Persons other than an intimate partner include: Occasional dating partners (these are not be considered intimate partners, but rather friends or acquaintances); Relatives (a person within the immediate or extended family, such as a son, parent, brother, sister, grandparent, aunt, uncle, cousin or in-law. Relationships within this category must be clearly specified so that violence by fathers, for example, can be differentiated from violence by mothers, siblings or in-laws); Acquaintances and friends from the community (persons that belong to the same circle of friends within a community, neighborhood, or village); Supervisors or co-workers (persons in the workplace); Teachers, school officials, schoolmates (persons in educational settings); Civil and military authorities (officers or civil servants serving in their capacity as representatives of civil or military authorities); or Strangers (a person unknown to the victim).
| Data and information required to calculate the indicator
* Numerator: number of girls and women aged 15+ subjected to sexual violence in the last 12 months by persons other than an intimate partner.
* Denominator: total number of ever-partnered girls and women aged 15+ in the population.
| Suggested method for data collection
* This information is collected via surveys, typically DHS or other surveys which include standard questions for obtaining data for this indicator. Data should only be collected by teams with specialized knowledge and pre-training to collect this type of sensitive data.
* Recommended disaggregation for this indicator are: Age; Place of occurrence; Public space (including streets, parks etc.), employment etc.; Income; & Other characteristics such as disability, race, caste, ethnicity etc. as relevant
| Possible data sources
* Household surveys (DHS) conducted typically every 3 or 5 years. In some cases, data are available for disaggregation at sub-national level. Ministries of Health may have estimates available for regions or provinces.
* There is an existing, standardized and validated measurement tool (the CTS) that is widely accepted and has been implemented in a large number of countries to measure Intimate Partner Violence.
* Other national violence against women surveys
* Data for 2015 can be downloaded from the UN report on the World’s Women - http://unstats.un.org/unsd/gender/chapter6/chapter6.html
* If feasible and appropriate, CARE may also commission household surveys, especially if sampling to represent marginalized impact populations or specific geographic areas, not covered by national statistics. However, data should not be collected by CARE or research partner teams unless they have specialized knowledge and pre-training to collect this type of sensitive data.
| Resources needed for data collection
If the information will be gathered from secondary data sources, no investment is required for gathering this indicator at the national level.
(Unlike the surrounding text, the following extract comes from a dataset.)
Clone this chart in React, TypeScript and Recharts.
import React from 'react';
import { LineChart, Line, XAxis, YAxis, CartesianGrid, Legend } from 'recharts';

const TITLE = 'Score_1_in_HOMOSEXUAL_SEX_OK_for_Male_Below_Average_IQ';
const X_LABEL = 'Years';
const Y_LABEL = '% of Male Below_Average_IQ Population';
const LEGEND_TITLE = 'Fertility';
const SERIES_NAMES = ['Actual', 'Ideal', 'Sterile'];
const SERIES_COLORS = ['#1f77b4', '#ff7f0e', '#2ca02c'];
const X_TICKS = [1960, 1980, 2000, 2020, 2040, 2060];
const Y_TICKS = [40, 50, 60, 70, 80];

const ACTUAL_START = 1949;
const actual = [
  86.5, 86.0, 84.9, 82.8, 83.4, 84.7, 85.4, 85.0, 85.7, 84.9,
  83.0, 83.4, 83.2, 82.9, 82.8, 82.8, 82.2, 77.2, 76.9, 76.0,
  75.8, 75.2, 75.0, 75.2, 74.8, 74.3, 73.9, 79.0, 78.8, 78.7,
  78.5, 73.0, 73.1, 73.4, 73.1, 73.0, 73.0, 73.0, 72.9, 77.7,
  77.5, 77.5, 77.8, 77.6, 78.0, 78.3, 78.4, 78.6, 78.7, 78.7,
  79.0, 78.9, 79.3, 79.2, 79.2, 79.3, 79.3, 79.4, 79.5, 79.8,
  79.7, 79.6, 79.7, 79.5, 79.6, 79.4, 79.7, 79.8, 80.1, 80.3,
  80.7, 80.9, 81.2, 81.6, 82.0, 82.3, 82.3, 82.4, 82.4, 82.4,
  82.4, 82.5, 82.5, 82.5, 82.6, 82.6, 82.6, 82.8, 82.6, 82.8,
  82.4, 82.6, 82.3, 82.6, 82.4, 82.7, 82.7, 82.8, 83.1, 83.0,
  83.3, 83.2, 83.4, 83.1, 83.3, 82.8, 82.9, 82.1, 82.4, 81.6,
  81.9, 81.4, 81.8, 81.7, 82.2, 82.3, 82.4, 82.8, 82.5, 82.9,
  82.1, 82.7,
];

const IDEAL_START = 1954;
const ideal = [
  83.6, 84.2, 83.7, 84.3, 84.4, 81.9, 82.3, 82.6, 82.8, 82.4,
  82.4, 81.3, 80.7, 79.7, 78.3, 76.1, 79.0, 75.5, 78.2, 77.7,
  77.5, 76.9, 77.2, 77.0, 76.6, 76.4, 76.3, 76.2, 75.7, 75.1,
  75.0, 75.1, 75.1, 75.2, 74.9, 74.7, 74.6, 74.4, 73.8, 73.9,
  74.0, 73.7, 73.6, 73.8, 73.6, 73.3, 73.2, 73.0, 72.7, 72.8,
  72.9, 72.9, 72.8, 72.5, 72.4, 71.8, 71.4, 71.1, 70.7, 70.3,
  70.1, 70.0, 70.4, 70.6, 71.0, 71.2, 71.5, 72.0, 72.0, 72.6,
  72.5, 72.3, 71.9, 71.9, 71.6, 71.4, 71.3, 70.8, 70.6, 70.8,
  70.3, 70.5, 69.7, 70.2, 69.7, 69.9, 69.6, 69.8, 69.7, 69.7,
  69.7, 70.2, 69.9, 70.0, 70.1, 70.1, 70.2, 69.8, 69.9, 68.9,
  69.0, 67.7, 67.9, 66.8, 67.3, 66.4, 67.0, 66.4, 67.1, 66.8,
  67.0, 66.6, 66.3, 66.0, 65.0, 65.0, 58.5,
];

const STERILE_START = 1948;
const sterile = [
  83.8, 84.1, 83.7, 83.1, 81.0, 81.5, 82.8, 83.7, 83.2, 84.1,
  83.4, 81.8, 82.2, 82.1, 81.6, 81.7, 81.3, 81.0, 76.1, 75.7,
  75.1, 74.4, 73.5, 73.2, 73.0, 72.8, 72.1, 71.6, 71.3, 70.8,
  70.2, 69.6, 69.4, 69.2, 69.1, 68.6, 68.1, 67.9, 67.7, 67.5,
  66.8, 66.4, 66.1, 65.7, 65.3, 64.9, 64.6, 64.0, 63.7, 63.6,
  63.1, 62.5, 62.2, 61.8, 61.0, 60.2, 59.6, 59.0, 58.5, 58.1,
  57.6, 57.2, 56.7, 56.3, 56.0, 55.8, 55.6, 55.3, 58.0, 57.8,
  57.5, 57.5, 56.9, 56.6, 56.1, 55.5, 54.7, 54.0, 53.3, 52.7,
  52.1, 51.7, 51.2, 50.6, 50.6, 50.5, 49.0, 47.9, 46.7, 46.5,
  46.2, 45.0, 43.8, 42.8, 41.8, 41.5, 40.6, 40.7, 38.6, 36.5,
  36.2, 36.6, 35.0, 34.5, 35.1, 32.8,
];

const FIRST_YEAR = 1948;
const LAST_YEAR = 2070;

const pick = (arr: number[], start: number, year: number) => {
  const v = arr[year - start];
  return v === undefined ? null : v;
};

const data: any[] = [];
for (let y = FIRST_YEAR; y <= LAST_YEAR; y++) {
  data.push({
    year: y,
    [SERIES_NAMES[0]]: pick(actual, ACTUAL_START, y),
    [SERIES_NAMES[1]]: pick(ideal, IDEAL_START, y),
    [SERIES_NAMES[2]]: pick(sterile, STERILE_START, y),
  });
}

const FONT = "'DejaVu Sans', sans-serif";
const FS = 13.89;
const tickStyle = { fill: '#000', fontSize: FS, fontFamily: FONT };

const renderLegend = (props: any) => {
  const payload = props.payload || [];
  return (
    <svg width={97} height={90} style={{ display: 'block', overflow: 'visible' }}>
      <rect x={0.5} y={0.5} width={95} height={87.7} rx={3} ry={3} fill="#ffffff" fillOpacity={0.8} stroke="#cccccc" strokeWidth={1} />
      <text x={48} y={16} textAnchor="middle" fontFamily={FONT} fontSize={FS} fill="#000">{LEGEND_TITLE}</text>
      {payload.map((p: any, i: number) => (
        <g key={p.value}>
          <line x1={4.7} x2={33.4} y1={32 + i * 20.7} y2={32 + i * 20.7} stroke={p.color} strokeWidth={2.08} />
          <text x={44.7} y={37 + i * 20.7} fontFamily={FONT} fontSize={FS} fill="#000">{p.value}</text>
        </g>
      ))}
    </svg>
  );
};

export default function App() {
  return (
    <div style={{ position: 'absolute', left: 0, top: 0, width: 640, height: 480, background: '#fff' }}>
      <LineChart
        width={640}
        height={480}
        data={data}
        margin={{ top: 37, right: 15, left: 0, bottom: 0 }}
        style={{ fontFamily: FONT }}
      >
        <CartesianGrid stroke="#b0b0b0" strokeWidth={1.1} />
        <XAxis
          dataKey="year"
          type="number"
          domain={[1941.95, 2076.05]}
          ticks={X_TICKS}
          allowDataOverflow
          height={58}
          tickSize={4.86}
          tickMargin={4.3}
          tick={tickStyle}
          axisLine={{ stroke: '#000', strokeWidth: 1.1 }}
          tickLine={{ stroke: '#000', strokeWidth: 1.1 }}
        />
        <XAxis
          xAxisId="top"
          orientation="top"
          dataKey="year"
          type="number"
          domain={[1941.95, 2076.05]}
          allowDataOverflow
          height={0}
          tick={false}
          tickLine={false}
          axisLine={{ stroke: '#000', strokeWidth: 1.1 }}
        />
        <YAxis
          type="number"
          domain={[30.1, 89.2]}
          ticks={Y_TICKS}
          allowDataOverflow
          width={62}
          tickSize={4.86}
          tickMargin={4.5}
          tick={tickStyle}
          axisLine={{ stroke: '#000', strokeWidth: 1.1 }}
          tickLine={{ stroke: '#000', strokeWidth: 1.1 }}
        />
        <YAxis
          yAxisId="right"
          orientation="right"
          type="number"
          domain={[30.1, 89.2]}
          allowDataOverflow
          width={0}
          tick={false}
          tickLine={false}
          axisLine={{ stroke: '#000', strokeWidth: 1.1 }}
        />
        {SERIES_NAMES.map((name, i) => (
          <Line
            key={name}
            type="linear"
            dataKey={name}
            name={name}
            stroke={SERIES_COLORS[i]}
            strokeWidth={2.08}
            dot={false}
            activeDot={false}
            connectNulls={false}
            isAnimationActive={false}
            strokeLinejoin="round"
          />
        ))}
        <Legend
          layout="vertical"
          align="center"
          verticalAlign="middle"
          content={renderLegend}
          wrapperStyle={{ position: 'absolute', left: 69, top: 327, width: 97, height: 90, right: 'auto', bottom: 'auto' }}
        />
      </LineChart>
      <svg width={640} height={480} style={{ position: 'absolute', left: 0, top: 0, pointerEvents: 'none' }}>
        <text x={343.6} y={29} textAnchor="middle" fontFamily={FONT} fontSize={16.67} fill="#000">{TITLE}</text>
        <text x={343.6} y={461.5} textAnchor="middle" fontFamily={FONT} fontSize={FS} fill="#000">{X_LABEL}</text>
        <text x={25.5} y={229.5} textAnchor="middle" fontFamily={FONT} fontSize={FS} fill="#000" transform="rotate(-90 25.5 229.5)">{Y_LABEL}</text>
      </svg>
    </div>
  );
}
However, your evaluation may want to assess this directly in specific geographic areas or sub-populations or include questions on CARE’s contribution to the change, which will require resources for conducting surveys and focus groups (as long as teams involved have specialized knowledge and pre-training, as noted above).
| Reporting results for this indicator: number of people for which the change happened
* How many women and girls are affected by changes in % of women reporting sexual violence by someone other than an intimate partner in the country/sub-nationally over the last year?
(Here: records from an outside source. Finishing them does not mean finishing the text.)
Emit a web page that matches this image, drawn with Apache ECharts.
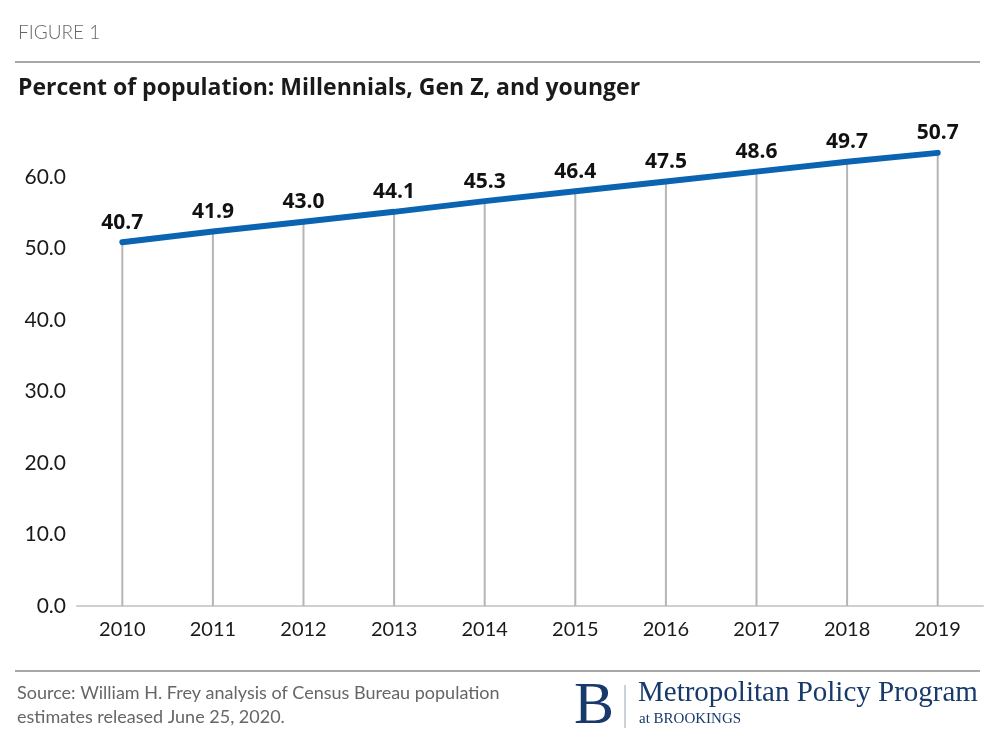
<!DOCTYPE html>
<html>
<head>
<meta charset="utf-8">
<script src="https://cdn.jsdelivr.net/npm/echarts@6/dist/echarts.min.js"></script>
<style>
html,body{margin:0;padding:0;background:#fff;}
#chart{width:1000px;height:750px;}
</style>
</head>
<body>
<div id="chart"></div>
<script>
var years = ['2010','2011','2012','2013','2014','2015','2016','2017','2018','2019'];
var shares = [40.7, 41.9, 43.0, 44.1, 45.3, 46.4, 47.5, 48.6, 49.7, 50.7];
var yTickLabels = ['0.0','10.0','20.0','30.0','40.0','50.0','60.0'];

var chart = echarts.init(document.getElementById('chart'));
var baseFont = 'Lato, "Open Sans", sans-serif';
chart.setOption({
  backgroundColor: '#fff',
  animation: false,
  grid: {left: 77, right: 17, top: 105.5, bottom: 144},
  xAxis: {
    type: 'category',
    data: years,
    boundaryGap: true,
    axisLine: {show: true, lineStyle: {color: '#cfcfcf', width: 2}},
    axisTick: {show: false},
    axisLabel: {color: '#1a1a1a', fontSize: 20, fontFamily: baseFont, margin: 14}
  },
  yAxis: {
    type: 'value',
    min: 0,
    max: 56,
    interval: 8,
    axisLine: {show: false},
    axisTick: {show: false},
    splitLine: {show: false},
    axisLabel: {
      color: '#1a1a1a', fontSize: 21, fontFamily: baseFont, margin: 11,
      formatter: function (v) { return yTickLabels[Math.round(v / 8)] || ''; }
    }
  },
  series: [
    {
      type: 'bar',
      data: shares,
      barWidth: 2,
      itemStyle: {color: '#b5b5b5'},
      silent: true,
      z: 1,
      label: {
        show: true, position: 'top', distance: 9,
        color: '#111', fontSize: 21, fontWeight: 'bold', fontFamily: '"Open Sans", Lato, sans-serif',
        formatter: function (p) { return p.value.toFixed(1); }
      }
    },
    {
      type: 'line',
      data: shares,
      symbol: 'none',
      lineStyle: {color: '#0b64b2', width: 6, cap: 'round'},
      z: 3
    }
  ],
  graphic: [
    {type: 'text', left: 18, top: 23, style: {text: 'FIGURE 1', fill: '#666', font: '300 19px Lato, sans-serif'}},
    {type: 'line', shape: {x1: 15, y1: 62, x2: 980, y2: 62}, style: {stroke: '#a8a8a8', lineWidth: 2}},
    {type: 'text', left: 18, top: 77, style: {text: 'Percent of population: Millennials, Gen Z, and younger', fill: '#1a1a1a', font: 'bold 23px "Open Sans", sans-serif'}},
    {type: 'line', shape: {x1: 15, y1: 671, x2: 980, y2: 671}, style: {stroke: '#a8a8a8', lineWidth: 2}},
    {type: 'text', left: 17, top: 681, style: {text: 'Source: William H. Frey analysis of Census Bureau population\nestimates released June 25, 2020.', fill: '#666', font: '18px Lato, sans-serif', lineHeight: 24}},
    {type: 'text', left: 574, top: 677, style: {text: 'B', fill: '#173a6b', font: '60px "Liberation Serif", serif'}},
    {type: 'line', shape: {x1: 625, y1: 685, x2: 625, y2: 728}, style: {stroke: '#9aa5b5', lineWidth: 1}},
    {type: 'text', left: 638, top: 679, style: {text: 'Metropolitan Policy Program', fill: '#173a6b', font: '29px "Liberation Serif", serif'}},
    {type: 'text', left: 639, top: 712, style: {text: 'at BROOKINGS', fill: '#173a6b', font: '15px "Liberation Serif", serif'}}
  ]
});
</script>
</body>
</html>
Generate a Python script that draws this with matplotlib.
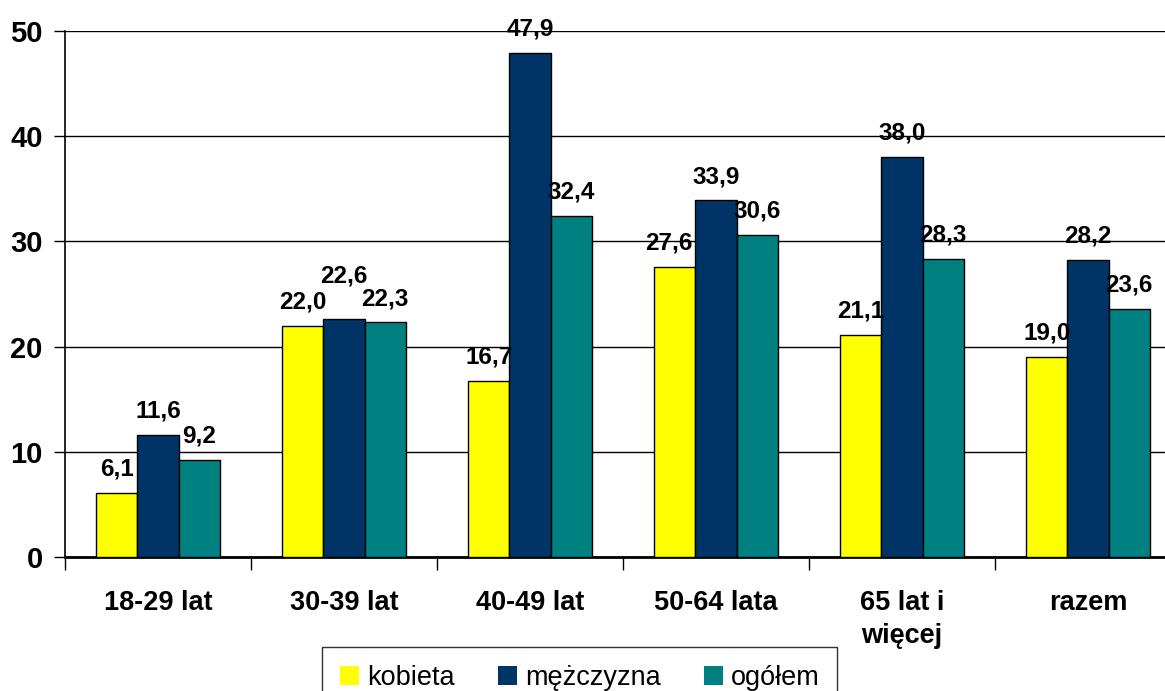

* Has there been an improvement of the % of women and girls aged 15 years and older subjected to sexual violence by persons other than an intimate partner? Or has it worsened?
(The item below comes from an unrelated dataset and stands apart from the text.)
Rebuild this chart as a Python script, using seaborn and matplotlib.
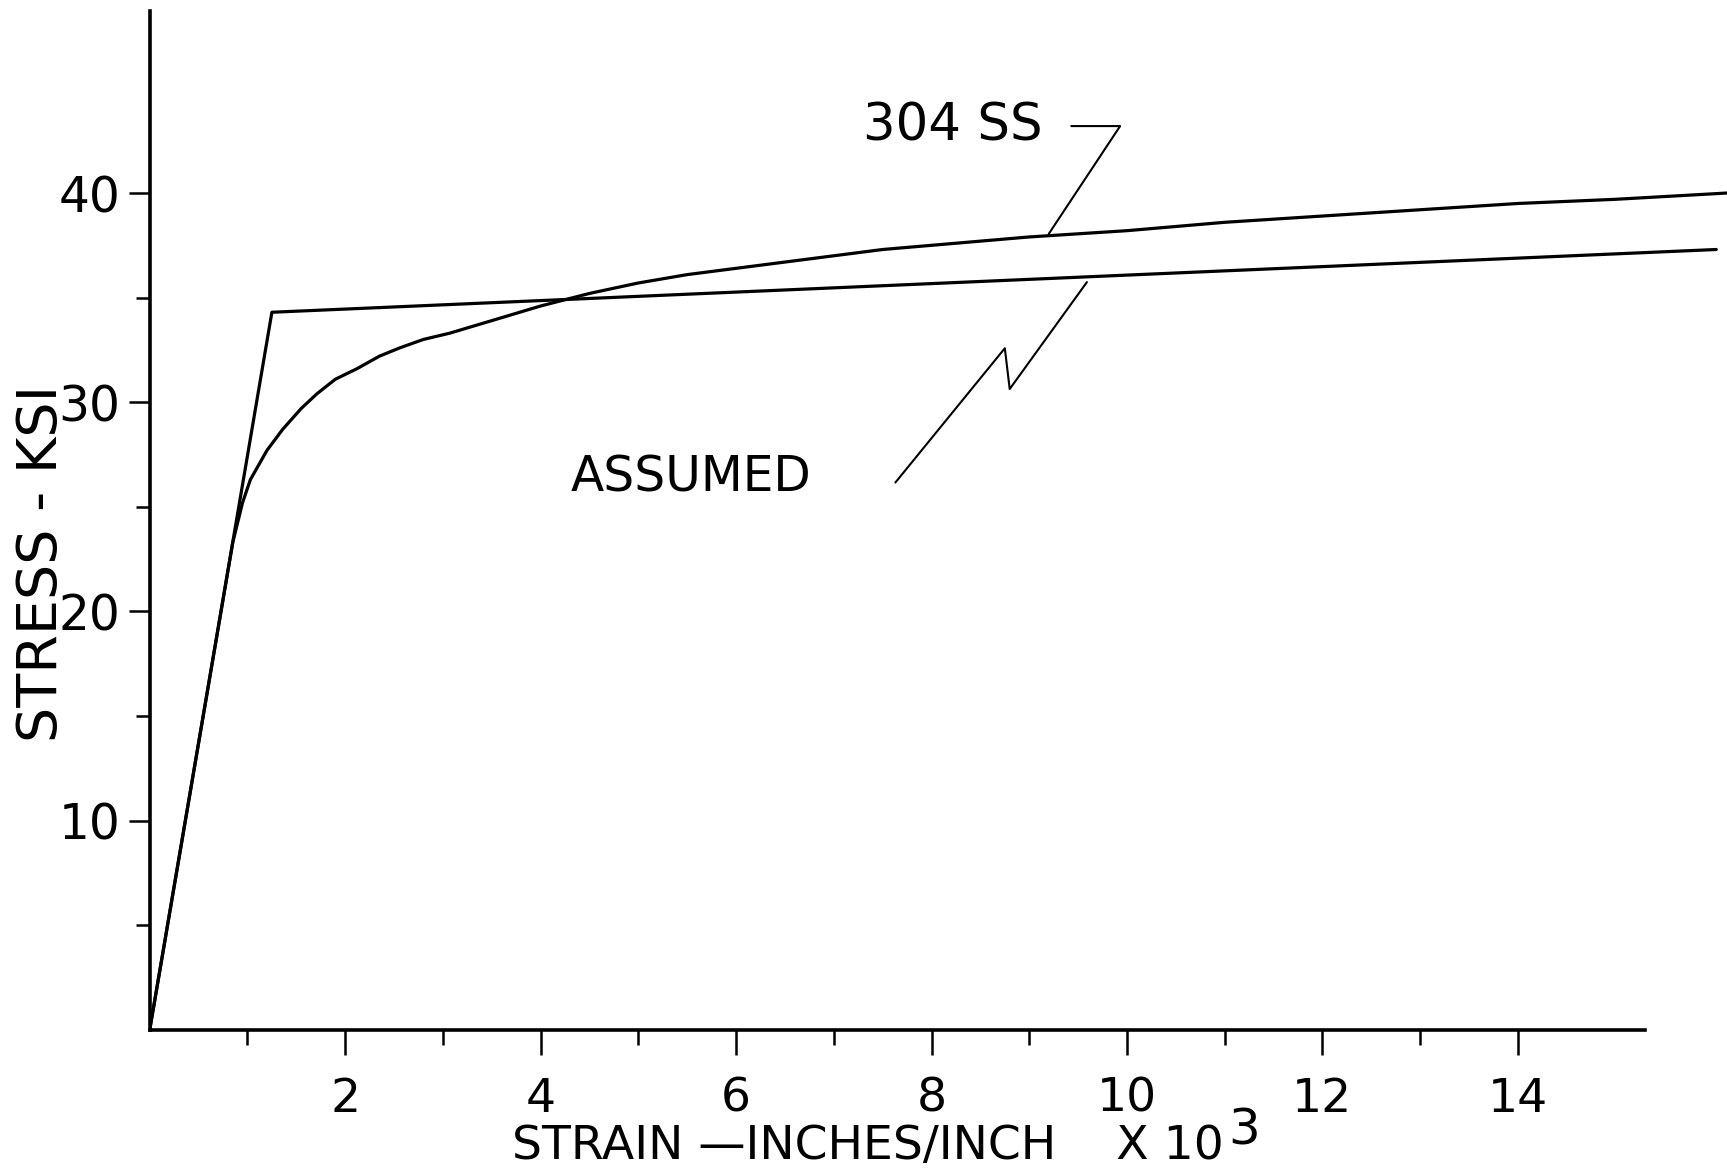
import numpy as np
import pandas as pd
import matplotlib
matplotlib.use('Agg')
import matplotlib.pyplot as plt
import seaborn as sns

# strain (in/in x 10^3) and stress (ksi)
ss304_strain = [0, 0.85, 0.95, 1.03, 1.2, 1.36, 1.55, 1.71, 1.9, 2.12, 2.35, 2.56, 2.8, 3.07,
                3.5, 4.0, 4.5, 5.0, 5.5, 6.0, 6.5, 7.0, 7.5, 8.0, 9.0, 10.0, 11.0, 12.0,
                13.0, 14.0, 15.0, 16.14]
ss304_stress = [0, 23.3, 25.2, 26.3, 27.7, 28.7, 29.7, 30.4, 31.1, 31.6, 32.2, 32.6, 33.0, 33.3,
                33.9, 34.6, 35.2, 35.7, 36.1, 36.4, 36.7, 37.0, 37.3, 37.5, 37.9, 38.2, 38.6, 38.9,
                39.2, 39.5, 39.7, 40.0]

assumed_strain = [0, 1.25, 16.03]
assumed_stress = [0, 34.3, 37.3]

x_major = [2, 4, 6, 8, 10, 12, 14]
x_minor = [1, 3, 5, 7, 9, 11, 13]
y_major = [10, 20, 30, 40]
y_minor = [5, 15, 25, 35]

# leader lines for the two labels
ss_leader_x = [9.43, 9.93, 9.20]
ss_leader_y = [43.2, 43.2, 38.05]
as_leader_x = [7.63, 8.75, 8.80, 9.59]
as_leader_y = [26.16, 32.58, 30.63, 35.74]

sns.set_style('ticks')
plt.rcParams['font.family'] = ['Liberation Sans Narrow', 'DejaVu Sans']
plt.rcParams['text.color'] = 'black'
plt.rcParams['axes.labelcolor'] = 'black'

df304 = pd.DataFrame({'strain': ss304_strain, 'stress': ss304_stress})
dfas = pd.DataFrame({'strain': assumed_strain, 'stress': assumed_stress})

fig = plt.figure(figsize=(17.27, 11.73), dpi=100)
ax = fig.add_axes([0.0867, 0.1221, 0.9133, 0.8685])

sns.lineplot(data=df304, x='strain', y='stress', ax=ax, color='black', lw=2.3,
             sort=False, estimator=None)
sns.lineplot(data=dfas, x='strain', y='stress', ax=ax, color='black', lw=2.3,
             sort=False, estimator=None)
ax.plot(ss_leader_x, ss_leader_y, color='black', lw=1.5)
ax.plot(as_leader_x, as_leader_y, color='black', lw=1.5)

ax.set_xlim(0, 16.14)
ax.set_ylim(0, 48.7)
ax.spines['top'].set_visible(False)
ax.spines['right'].set_visible(False)
ax.spines['bottom'].set_bounds(0, 15.3)
for s in ['left', 'bottom']:
    ax.spines[s].set_linewidth(2.6)
    ax.spines[s].set_color('black')

ax.set_xticks(x_major)
ax.set_xticks(x_minor, minor=True)
ax.set_yticks(y_major)
ax.set_yticks(y_minor, minor=True)
ax.tick_params(axis='x', which='major', length=18, width=1.8, pad=16, labelsize=34,
               colors='black')
ax.tick_params(axis='x', which='minor', length=11, width=1.8, colors='black')
ax.tick_params(axis='y', which='major', length=15, width=1.8, pad=6, labelsize=35,
               colors='black')
ax.tick_params(axis='y', which='minor', length=10, width=1.8, colors='black')
ax.set_xlabel('')
ax.set_ylabel('')

ax.text(8.22, 43.2, '304 SS', fontsize=37, ha='center', va='center', color='black')
ax.text(5.54, 26.4, 'ASSUMED', fontsize=35, ha='center', va='center', color='black')

ax.text(-1.1, 22.3, 'STRESS - KSI', fontsize=40, rotation=90, ha='center', va='center',
        clip_on=False, color='black')
xl = ax.text(3.71, -6.16, 'STRAIN —INCHES/INCH    X 10', fontsize=34, ha='left',
             va='baseline', clip_on=False, color='black')
ax.annotate('3', xy=(1, 0), xycoords=xl, xytext=(3, 10), textcoords='offset points',
            fontsize=36, ha='left', va='bottom', annotation_clip=False, color='black')

fig.savefig('out.png', dpi=100, facecolor='white')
* Given CARE’s role and presence, to what extent has CARE contributed to this change and at which level (national, in a particular region or part of the country, marginally)? Please explain.
| Questions for guiding the analysis and interpretation of data (explaining the how and why the change happened, and how CARE contributed to the change)
* How has CARE contributed to the change? What were CARE’s main strategies for contributing to this change?
* Is the change in reported rates of sexual violence influenced by increased knowledge and awareness of the problem of GBV?
Are there significant differences in changes seen in relation to the forms of disaggregation of data for this indicator, and if so, why?
Is the change in reported rates of intimate partner violence influenced by new or amended policies, legislation, programs, spaces and/or budgets, or widespread efforts to change public attitudes or social norms?
| Other considerations
The availability of comparable data remains a challenge in this area as many data collection efforts have relied on different study methodologies. Diverse age groups are often utilized and in many high-income countries, data on intimate partner violence have largely been collected from the adult population (i.e., women and men over the age of 18). This said, existing data collection mechanisms are already in place for many countries to monitor this indicator. In addition, most developing countries only collect data through a module in the DHS and therefore limit the age range to girls and women aged 15 to 49. However, many countries are also collecting data for women without specifying an upper age limit.
The UN Guidelines for Producing Statistics on Violence against Women: Statistics Surveys have been prepared to assist countries in assessing the scope, prevalence, and incidence of violence against women - http://unstats.un.org/unsd/gender/docs/Guidelines_Statistics_VAW.pdf. These Guidelines provide methodological advice regarding selection of topics, sources of data, relevant statistical classifications, outputs, wording of questions and all other issues relevant for national statistical offices to conduct statistical surveys on violence against women.
There are significant ethical considerations and do no harm principles in seeking to measure prevalence of or attitudes towards violence against women and girls, and so it is essential that research partners with experience in this area are used, applying international guidance and tools in ways that are appropriate to the local context.